The Bombay High Court is expected to begin hearing on 20 February on petitions filed by three convicts in the Shakti Mills gang-rape case, challenging the constitutional validity of a legal provision under which they were sentenced to death in 2014.
Vijay Jadhav, Kasim Bengali and Salim Ansari were convicted on 5 April, 2014 for raping a city-based photo-journalist in the Shakti Mills complex on 22 August, 2013.
Noting that the petitions had been pending since 2014, a bench of Justices B P Dharmadhikari and Revati Mohite-Dere on Wednesday rejected the Centre and the Maharashtra government's request for further time.
"These petitions have been pending since 2014. Therefore, you (the Union and the state) have had ample time to prepare," the bench said.
‘Hearing to Begin Without Any Further Delay’
The court also noted that hearing on confirmation of the death sentences was stayed before another bench of the high court since it depended upon the outcome of the above petitions.
It, therefore, said the court will begin the final hearing on the three writ petitions without any further delay.
Three of the five people who were convicted by the sessions court here in 2014 — Jadhav, Bengali and Ansari -- had moved the high court soon after their conviction, challenging the constitutional validity of the law under which they were sentenced to death for a repeat offence.
The petitioners challenged the sessions court order allowing the prosecution to invoke Indian Penal Code's (IPC) Section 376 (E) when the trial was already underway.

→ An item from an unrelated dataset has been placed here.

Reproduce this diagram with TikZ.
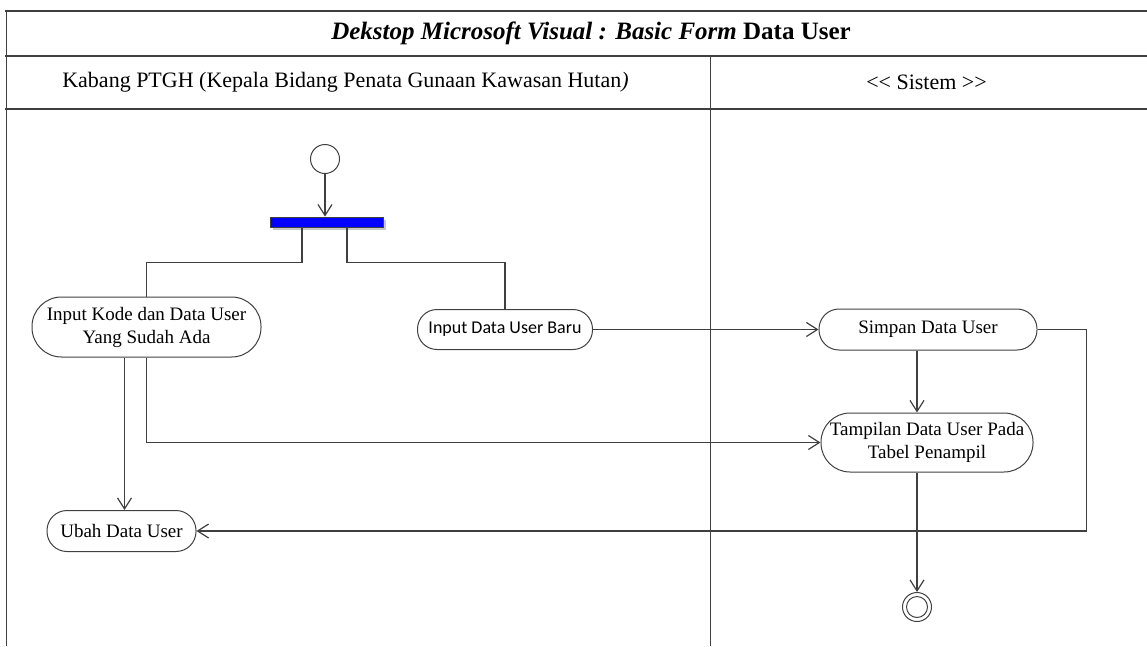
\documentclass[tikz,border=0pt]{standalone}
\usepackage{fontspec}
\setmainfont{Liberation Serif}
\newfontfamily\calibrifont{Carlito}
\usetikzlibrary{arrows.meta}
\definecolor{linegray}{RGB}{64,64,64}
\definecolor{shadowgray}{RGB}{200,200,200}
\begin{document}
\begin{tikzpicture}[x=1pt,y=-1pt,
  frame/.style={draw=linegray, line width=1.5pt},
  ln/.style={draw=linegray, line width=1.2pt},
  arr/.style={ln, -{Straight Barb[length=11pt,width=14pt,line width=1.2pt]}},
  act/.style={draw=linegray, line width=1pt, rounded corners=#1, align=center, inner sep=0pt, font=\fontsize{19}{23}\selectfont},
  hdr/.style={font=\fontsize{22}{26}\selectfont, inner sep=0pt},
]
\useasboundingbox (0,0) rectangle (1147,646);
% frame
\draw[frame] (5,11) -- (1147,11);
\draw[frame] (5,56) -- (1147,56);
\draw[frame] (5,109) -- (1147,109);
\draw[frame] (6.5,11) -- (6.5,646);
\draw[frame] (710.5,56) -- (710.5,646);
% headers
\node[font=\fontsize{25}{29}\selectfont, inner sep=0pt] (title) at (591,33) {\textbf{\textit{Dekstop Microsoft Visual : Basic Form}} \textbf{Data User}};
\node[hdr] (lane1) at (345.5,82) {Kabang PTGH (Kepala Bidang Penata Gunaan Kawasan Hutan\textit{)}};
\node[hdr] (lane2) at (926.5,82) {{<}{<} Sistem {>}{>}};
% start and fork
\node[draw=linegray, line width=1pt, circle, minimum size=29pt, inner sep=0pt] (start) at (325,159) {};
\fill[shadowgray] (273,220) rectangle (386,230);
\node[draw=linegray, line width=0.8pt, fill=blue, minimum width=113pt, minimum height=10pt, inner sep=0pt] (bar) at (326.5,222) {};
% activities
\node[act=29.5pt, minimum width=229pt, minimum height=60pt] (A) at (146.5,327) {Input Kode dan Data User\\Yang Sudah Ada};
\node[act=19.5pt, minimum width=175pt, minimum height=40pt, font=\calibrifont\fontsize{18}{22}\selectfont] (B) at (505,329.5) {Input Data User Baru};
\node[act=20pt, minimum width=218pt, minimum height=41pt] (C) at (928,329.5) {Simpan Data User};
\node[act=29pt, minimum width=212pt, minimum height=59pt] (D) at (927,442.5) {Tampilan Data User Pada\\Tabel Penampil};
\node[act=20pt, minimum width=149pt, minimum height=41pt] (E) at (121.5,531) {Ubah Data User};
% end
\node[draw=linegray, line width=1pt, circle, minimum size=29pt, inner sep=0pt] (end) at (917,607) {};
\draw[draw=linegray, line width=1pt] (end.center) circle (10.5pt);
% connectors
\draw[arr] (start) -- (start |- bar.north);
\draw[ln] ([xshift=-24.5pt]bar.south) -- ++(0,35) -| (A.north);
\draw[ln] ([xshift=20.5pt]bar.south) -- ++(0,35) -| (B.north);
\draw[arr] (B.east) -- (B.east -| C.west);
\draw[arr] ([xshift=-22pt]A.south) -- ([xshift=-22pt]A.south |- E.north);
\draw[arr] (A.south) |- (D.west);
\draw[arr] ([xshift=-11pt]C.south) -- ([xshift=-11pt]C.south |- D.north);
\draw[arr] (C.east) -- ++(49,0) |- (E.east);
\draw[arr] (D.south -| end) -- (end.north);
\end{tikzpicture}
\end{document}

They also challenged the constitutional validity of this section, brought in by the Union government after the Nirbhaya gang-rape and murder case in Delhi in 2012.
In March 2013, the Centre amended the rape laws and introduced several stringent provisions, including Section 376 (E).
Convicted Previously for Raping Another Woman
The section says that if a person, who has been previously convicted for an offence of rape under IPC Section 376, is subsequently convicted for a repeat offence of rape, the courts can sentence him to imprisonment for the rest of his life, or even award a death sentence.
As the three petitioners were found to have raped another woman earlier, the prosecution invoked IPC Section 376 (E) and sought the death penalty.
The sessions court found merit in the prosecution's submissions and awarded the maximum punishment of death to the three petitioners, noting that they were habitual offenders.
Siraj Khan, another convict, was sentenced to life imprisonment since he wasn't involved in the earlier rape case, while the fifth accused, a minor, was sent to a correctional facility.